How to play to your strengths as a founder: three advice line conversations

Original source details coming soon.

Executive overview

Founders often pursue strategies — celebrity partnerships, mass retail expansion, rapid hiring — before their brand story or positioning is strong enough to support them. Three conversations on this mashup episode surface the same underlying challenge: knowing where your genuine advantage lies before scaling it.

The strongest version of your brand is the one only you can tell — and your earliest customers already know it.

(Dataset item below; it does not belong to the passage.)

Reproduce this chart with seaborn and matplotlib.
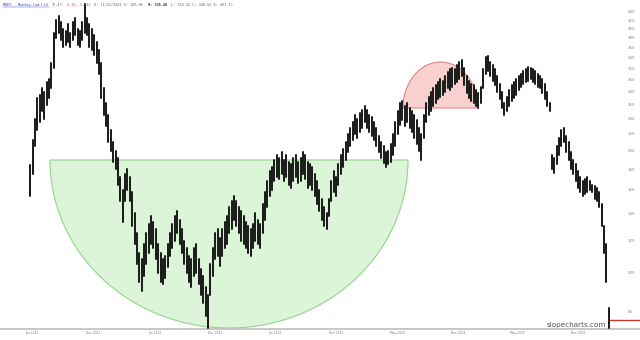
import numpy as np
import pandas as pd
import matplotlib
matplotlib.use("Agg")
import matplotlib.pyplot as plt
import matplotlib.ticker as mticker
from matplotlib.patches import Polygon
import seaborn as sns

# ---------------- data (weekly bars) ----------------
start_date = "2021-06-11"
lows = [155, 175, 205, 225, 235, 250, 240, 260, 270, 285,
        320, 380, 390, 375, 360, 365, 370, 360, 375, 385,
        365, 360, 375, 390, 385, 360, 355, 345, 330, 310,
        270, 245, 230, 210, 200, 188, 180, 165, 150, 133,
        150, 160, 150, 130, 118, 105, 95, 90, 98, 105,
        112, 118, 115, 108, 100, 95, 94, 97, 103, 110,
        115, 120, 125, 118, 112, 105, 100, 95, 92, 98,
        100, 94, 88, 84, 78, 73, 88, 98, 108, 110,
        104, 110, 115, 118, 125, 128, 135, 130, 125, 120,
        118, 115, 112, 110, 115, 120, 118, 115, 125, 135,
        145, 155, 160, 168, 172, 170, 175, 168, 172, 165,
        162, 168, 172, 166, 168, 175, 170, 162, 165, 160,
        155, 148, 142, 135, 130, 128, 138, 150, 158, 155,
        165, 175, 182, 190, 198, 205, 212, 220, 215, 222,
        228, 235, 228, 222, 218, 212, 205, 198, 192, 186,
        182, 185, 188, 195, 205, 220, 232, 238, 230, 235,
        228, 222, 215, 208, 200, 190, 215, 235, 245, 250,
        258, 262, 268, 272, 275, 280, 285, 282, 288, 292,
        295, 300, 305, 290, 278, 270, 265, 262, 258, 255,
        262, 285, 310, 315, 305, 298, 290, 280, 268, 255,
        245, 250, 258, 265, 270, 275, 282, 288, 292, 295,
        298, 300, 295, 292, 288, 285, 278, 268, 258, 250,
        180, 176, 185, 195, 205, 210, 198, 190, 180, 175,
        168, 162, 158, 155, 156, 158, 160, 158, 152, 150,
        145, 130, 112, 95, 73]
highs = [184, 212, 240, 270, 275, 285, 280, 295, 300, 330,
         390, 420, 430, 415, 400, 395, 410, 390, 415, 425,
         400, 395, 415, 460, 425, 410, 400, 385, 370, 355,
         330, 285, 262, 245, 225, 210, 200, 192, 172, 160,
         175, 180, 172, 158, 140, 125, 112, 108, 118, 125,
         132, 138, 133, 128, 118, 112, 108, 110, 118, 125,
         132, 138, 142, 135, 128, 120, 115, 110, 108, 115,
         118, 108, 102, 98, 92, 88, 105, 115, 125, 128,
         122, 128, 133, 138, 145, 150, 155, 150, 145, 142,
         138, 133, 130, 128, 132, 140, 135, 132, 148, 158,
         168, 178, 182, 190, 195, 192, 198, 190, 195, 188,
         185, 192, 195, 188, 192, 198, 195, 188, 185, 182,
         175, 168, 160, 152, 145, 140, 152, 168, 178, 172,
         185, 195, 202, 210, 220, 228, 235, 245, 240, 248,
         252, 258, 252, 245, 242, 235, 228, 218, 210, 205,
         198, 200, 208, 220, 235, 250, 262, 266, 258, 262,
         255, 250, 245, 238, 228, 220, 245, 262, 272, 280,
         285, 290, 295, 300, 298, 305, 312, 318, 320, 318,
         325, 332, 335, 320, 305, 298, 292, 290, 282, 278,
         288, 318, 340, 342, 332, 325, 318, 305, 292, 280,
         262, 272, 282, 290, 295, 300, 305, 310, 315, 318,
         322, 320, 318, 315, 310, 305, 300, 292, 280, 262,
         195, 192, 205, 215, 225, 228, 218, 210, 198, 190,
         185, 178, 172, 168, 170, 172, 168, 165, 164, 162,
         158, 148, 130, 118, 82]
last_price = 76.5
y_ticks = [80, 100, 120, 140, 160, 180, 200, 220, 240, 260, 280, 300,
           320, 340, 360, 380, 400, 420, 440]
x_tick_dates = ["2021-06-17", "2021-12-15", "2022-06-13", "2022-12-08",
                "2023-06-02", "2023-12-01", "2024-05-30", "2024-11-26",
                "2025-05-19", "2025-11-16"]
x_tick_labels = ["Jun 2021", "Dec 2021", "Jun 2022", "Dec 2022", "Jun 2023",
                 "Dec 2023", "May 2024", "Nov 2024", "May 2025", "Nov 2025"]

# ---------------- styling ----------------
sns.set_theme(style="white")
plt.rcParams["font.family"] = ["DejaVu Sans"]

W, H = 640, 340
fig = plt.figure(figsize=(W / 100, H / 100), dpi=100)
ax_bottom_px = 329
ax = fig.add_axes([0, (H - ax_bottom_px) / H, 1, ax_bottom_px / H])

dates = pd.date_range(start_date, periods=len(lows), freq="7D")
n = len(lows)
df = pd.DataFrame({
    "date": np.repeat(dates.values, 2),
    "price": np.ravel(np.column_stack([lows, highs])),
    "bar": np.repeat(np.arange(n), 2),
})

ax.set_yscale("log")
ax.set_xlim(pd.Timestamp("2021-03-14"), pd.Timestamp("2026-05-16"))
ax.set_ylim(72.6, 471)


# half-ellipses (annotations, placed in axes coordinates from pixel geometry)
def half_ellipse(cx, cy, rx, ry, dome):
    t = np.linspace(0, np.pi, 140)
    sign = -1 if dome else 1
    px = cx + rx * np.cos(t)
    py = cy + sign * ry * np.sin(t)
    return np.column_stack([px / W, (ax_bottom_px - py) / ax_bottom_px])


# green bowl: chord y=160, x 50..408, bottom y~328
ax.add_patch(Polygon(half_ellipse(229, 160, 179, 168, dome=False), closed=True,
                     transform=ax.transAxes, facecolor="#dcf5d8",
                     edgecolor="#92d58c", lw=0.8, zorder=1))
# red dome: chord y=108, x 403..478, top y~62
ax.add_patch(Polygon(half_ellipse(440.5, 108, 37.5, 46, dome=True), closed=True,
                     transform=ax.transAxes, facecolor="#f9d0d0",
                     edgecolor="#e08585", lw=0.8, zorder=1))

sns.lineplot(data=df, x="date", y="price", units="bar", estimator=None,
             color="#1c1f1c", linewidth=1.45, ax=ax, legend=False, zorder=3)

# last price marker
ax.plot([dates[-1], pd.Timestamp("2026-05-16")], [last_price, last_price],
        color="#c0392b", lw=1.0, zorder=4, solid_capstyle="butt")

# axes cosmetics
for s in ["left", "right", "top"]:
    ax.spines[s].set_visible(False)
ax.spines["bottom"].set_color("#bdbdbd")
ax.spines["bottom"].set_linewidth(1.2)
ax.grid(False)
ax.set_xlabel("")
ax.set_ylabel("")

ax.yaxis.set_major_locator(mticker.FixedLocator(y_ticks))
ax.yaxis.set_major_formatter(mticker.FixedFormatter([str(v) for v in y_ticks]))
ax.yaxis.set_minor_locator(mticker.NullLocator())
ax.yaxis.set_minor_formatter(mticker.NullFormatter())
ax.tick_params(axis="y", which="both", left=False, right=False, length=0,
               labelleft=False, labelright=True, pad=-9.0, labelsize=2.8,
               labelcolor="#8a8a8a")

ax.set_xticks(pd.to_datetime(x_tick_dates))
ax.set_xticklabels(x_tick_labels)
ax.tick_params(axis="x", which="both", bottom=False, top=False, length=0,
               pad=1.6, labelsize=2.2, labelcolor="#6d72b0")

# header
hy = 1 - 5 / H
mono = "DejaVu Sans Mono"
hs = 2.6
fig.text(3 / W, hy, "MNDY - Monday.Com Ltd", fontsize=hs, family=mono,
         color="#3b4bc8", va="center", ha="left")
fig.add_artist(plt.Line2D([3 / W, 49 / W], [1 - 7.2 / H, 1 - 7.2 / H],
                          color="#3b4bc8", lw=0.3))
fig.text(52 / W, hy, "75.43", fontsize=hs, family=mono, color="#666666",
         va="center", ha="left")
fig.text(65 / W, hy, "-1.32 -1.73%", fontsize=hs, family=mono, color="#d03030",
         va="center", ha="left")
fig.text(94 / W, hy, "D: 11/21/2021 O: 106.86", fontsize=hs, family=mono,
         color="#666666", va="center", ha="left")
fig.text(148 / W, hy, "H: 345.48", fontsize=hs, family=mono, color="#333333",
         va="center", ha="left", weight="bold")
fig.text(171 / W, hy, "L: 333.32 C: 340.66 V: 461.7%", fontsize=hs, family=mono,
         color="#666666", va="center", ha="left")

# watermark
fig.text(606 / W, 1 - 325 / H, "slopecharts.com", fontsize=5.2, color="#555555",
         ha="right", va="center")

fig.savefig("out.png", dpi=100)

Celebrity and influencer partnerships

  • Most celebrity deals fail; the celebrity must be as excited about the brand as you are.
  • Look for authentic lifestyle fit, not just fame — misaligned partnerships don't move product.
  • Celebrities who invest equity outperform those paid a flat fee; skin in the game drives commitment.
  • Micro-influencers (50K followers) with a tight, aligned tribe often outperform big names.
  • Evaluate a celebrity's track record in other partnerships before approaching.
  • Consider sending product directly — with a handwritten note — to a targeted shortlist, not just the biggest names.
  • Influencers are built to promote; celebrities often require rigid contractual commitments and deliver less spontaneity.

Building a differentiated brand identity

  • Peridot Optics' sharpest asset — being Africa's first sporting optics brand — was buried in an FAQ.
  • Origin story and cultural specificity create a selling point no competitor can replicate.
  • Visualise the product in authentic use contexts (safari, bush, outdoor conditions), not generic lifestyle shots.
  • The Sun Bum model: seed the brand where your ideal customer already travels, let them carry it home.
  • Selling into 100+ safari lodges via a try-it, room-placement, and curio-shop model is already working — that's the distribution template.

Scaling without losing what makes you irreplaceable

  • Barre3's first hires came from clients who already loved the product and had complementary skills.
  • Customers who've experienced the product want to see it succeed — they're a warm recruiting pool.
  • Train instructors to surface talent from students during the experience itself.
  • A franchise model works when the underlying system is proven and differentiated — both conditions apply here.
  • Hire for the roles you lack (sales, ops, marketing) before the roles you're strongest in.
  • The founder's voice in sales is an asset, not a liability — replicate it by hiring people who share the brand's authentic connection.